● **Data**
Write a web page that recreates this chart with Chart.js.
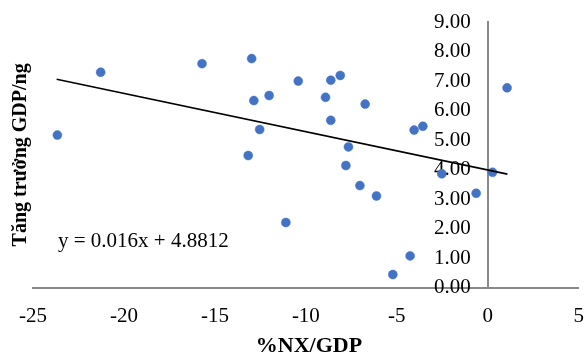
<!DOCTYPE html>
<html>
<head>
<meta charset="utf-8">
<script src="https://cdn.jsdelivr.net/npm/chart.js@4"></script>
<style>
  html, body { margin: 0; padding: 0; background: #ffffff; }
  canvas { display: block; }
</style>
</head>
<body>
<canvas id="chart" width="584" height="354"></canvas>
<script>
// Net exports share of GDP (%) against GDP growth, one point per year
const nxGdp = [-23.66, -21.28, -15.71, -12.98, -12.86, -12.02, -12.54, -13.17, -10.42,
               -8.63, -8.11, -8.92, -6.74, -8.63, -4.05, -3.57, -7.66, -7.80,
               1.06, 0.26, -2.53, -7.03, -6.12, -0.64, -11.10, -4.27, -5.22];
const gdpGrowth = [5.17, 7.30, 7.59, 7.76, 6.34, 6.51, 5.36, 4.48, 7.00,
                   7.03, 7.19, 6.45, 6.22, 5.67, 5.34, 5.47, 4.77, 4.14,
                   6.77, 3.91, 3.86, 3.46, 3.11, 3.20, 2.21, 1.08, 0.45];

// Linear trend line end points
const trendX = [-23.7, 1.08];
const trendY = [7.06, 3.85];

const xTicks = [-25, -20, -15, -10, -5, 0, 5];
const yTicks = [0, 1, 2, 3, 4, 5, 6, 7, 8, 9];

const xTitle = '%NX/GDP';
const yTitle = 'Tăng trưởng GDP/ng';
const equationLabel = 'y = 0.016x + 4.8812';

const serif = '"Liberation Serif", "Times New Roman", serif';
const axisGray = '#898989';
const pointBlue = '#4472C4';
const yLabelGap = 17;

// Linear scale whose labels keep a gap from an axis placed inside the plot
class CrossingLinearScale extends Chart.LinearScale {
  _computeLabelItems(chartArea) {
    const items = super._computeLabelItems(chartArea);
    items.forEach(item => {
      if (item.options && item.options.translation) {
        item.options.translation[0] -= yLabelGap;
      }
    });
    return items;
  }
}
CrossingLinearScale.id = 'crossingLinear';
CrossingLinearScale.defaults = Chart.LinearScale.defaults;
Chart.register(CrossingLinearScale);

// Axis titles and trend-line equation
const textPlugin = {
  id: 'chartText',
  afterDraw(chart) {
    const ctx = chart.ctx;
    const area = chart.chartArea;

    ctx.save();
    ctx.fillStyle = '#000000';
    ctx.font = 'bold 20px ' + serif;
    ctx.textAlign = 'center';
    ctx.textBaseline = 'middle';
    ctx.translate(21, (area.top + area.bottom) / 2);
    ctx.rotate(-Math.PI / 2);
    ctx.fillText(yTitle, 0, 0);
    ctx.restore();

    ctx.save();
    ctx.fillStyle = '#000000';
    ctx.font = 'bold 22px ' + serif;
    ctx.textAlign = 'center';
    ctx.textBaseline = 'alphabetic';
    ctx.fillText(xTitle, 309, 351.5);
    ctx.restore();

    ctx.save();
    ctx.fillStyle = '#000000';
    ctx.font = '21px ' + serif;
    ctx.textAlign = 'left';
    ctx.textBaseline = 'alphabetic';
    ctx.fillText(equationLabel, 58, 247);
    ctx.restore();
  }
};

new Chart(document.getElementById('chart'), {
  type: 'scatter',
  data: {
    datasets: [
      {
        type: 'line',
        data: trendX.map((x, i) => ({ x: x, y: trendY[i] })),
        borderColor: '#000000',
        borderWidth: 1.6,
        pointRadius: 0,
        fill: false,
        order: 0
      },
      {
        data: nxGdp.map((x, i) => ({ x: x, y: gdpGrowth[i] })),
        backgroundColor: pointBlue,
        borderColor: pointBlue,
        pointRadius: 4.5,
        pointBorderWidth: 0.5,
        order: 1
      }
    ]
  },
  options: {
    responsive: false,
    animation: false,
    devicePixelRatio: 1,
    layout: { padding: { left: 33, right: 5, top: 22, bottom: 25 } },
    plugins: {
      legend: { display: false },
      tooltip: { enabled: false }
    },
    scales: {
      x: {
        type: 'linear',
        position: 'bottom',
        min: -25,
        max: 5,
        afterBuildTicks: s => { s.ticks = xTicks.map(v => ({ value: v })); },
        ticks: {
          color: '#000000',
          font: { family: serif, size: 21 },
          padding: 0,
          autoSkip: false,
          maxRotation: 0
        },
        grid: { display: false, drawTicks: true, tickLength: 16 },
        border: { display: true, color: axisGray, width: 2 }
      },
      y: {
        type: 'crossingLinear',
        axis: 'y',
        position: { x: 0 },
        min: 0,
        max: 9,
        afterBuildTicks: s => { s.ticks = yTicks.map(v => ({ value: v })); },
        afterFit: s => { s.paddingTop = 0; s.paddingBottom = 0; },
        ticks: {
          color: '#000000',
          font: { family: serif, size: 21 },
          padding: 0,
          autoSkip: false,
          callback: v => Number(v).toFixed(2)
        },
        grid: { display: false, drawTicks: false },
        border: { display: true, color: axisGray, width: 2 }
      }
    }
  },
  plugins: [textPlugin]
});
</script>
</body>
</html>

● **Task goal**
Repeat the listing above up to and including the line with "Chart.register(CrossingLinearScale);", starting from its first line. Drop any pictures.

● **Solution**
Write a web page that recreates this chart with Chart.js.
<!DOCTYPE html>
<html>
<head>
<meta charset="utf-8">
<script src="https://cdn.jsdelivr.net/npm/chart.js@4"></script>
<style>
  html, body { margin: 0; padding: 0; background: #ffffff; }
  canvas { display: block; }
</style>
</head>
<body>
<canvas id="chart" width="584" height="354"></canvas>
<script>
// Net exports share of GDP (%) against GDP growth, one point per year
const nxGdp = [-23.66, -21.28, -15.71, -12.98, -12.86, -12.02, -12.54, -13.17, -10.42,
               -8.63, -8.11, -8.92, -6.74, -8.63, -4.05, -3.57, -7.66, -7.80,
               1.06, 0.26, -2.53, -7.03, -6.12, -0.64, -11.10, -4.27, -5.22];
const gdpGrowth = [5.17, 7.30, 7.59, 7.76, 6.34, 6.51, 5.36, 4.48, 7.00,
                   7.03, 7.19, 6.45, 6.22, 5.67, 5.34, 5.47, 4.77, 4.14,
                   6.77, 3.91, 3.86, 3.46, 3.11, 3.20, 2.21, 1.08, 0.45];

// Linear trend line end points
const trendX = [-23.7, 1.08];
const trendY = [7.06, 3.85];

const xTicks = [-25, -20, -15, -10, -5, 0, 5];
const yTicks = [0, 1, 2, 3, 4, 5, 6, 7, 8, 9];

const xTitle = '%NX/GDP';
const yTitle = 'Tăng trưởng GDP/ng';
const equationLabel = 'y = 0.016x + 4.8812';

const serif = '"Liberation Serif", "Times New Roman", serif';
const axisGray = '#898989';
const pointBlue = '#4472C4';
const yLabelGap = 17;

// Linear scale whose labels keep a gap from an axis placed inside the plot
class CrossingLinearScale extends Chart.LinearScale {
  _computeLabelItems(chartArea) {
    const items = super._computeLabelItems(chartArea);
    items.forEach(item => {
      if (item.options && item.options.translation) {
        item.options.translation[0] -= yLabelGap;
      }
    });
    return items;
  }
}
CrossingLinearScale.id = 'crossingLinear';
CrossingLinearScale.defaults = Chart.LinearScale.defaults;
Chart.register(CrossingLinearScale);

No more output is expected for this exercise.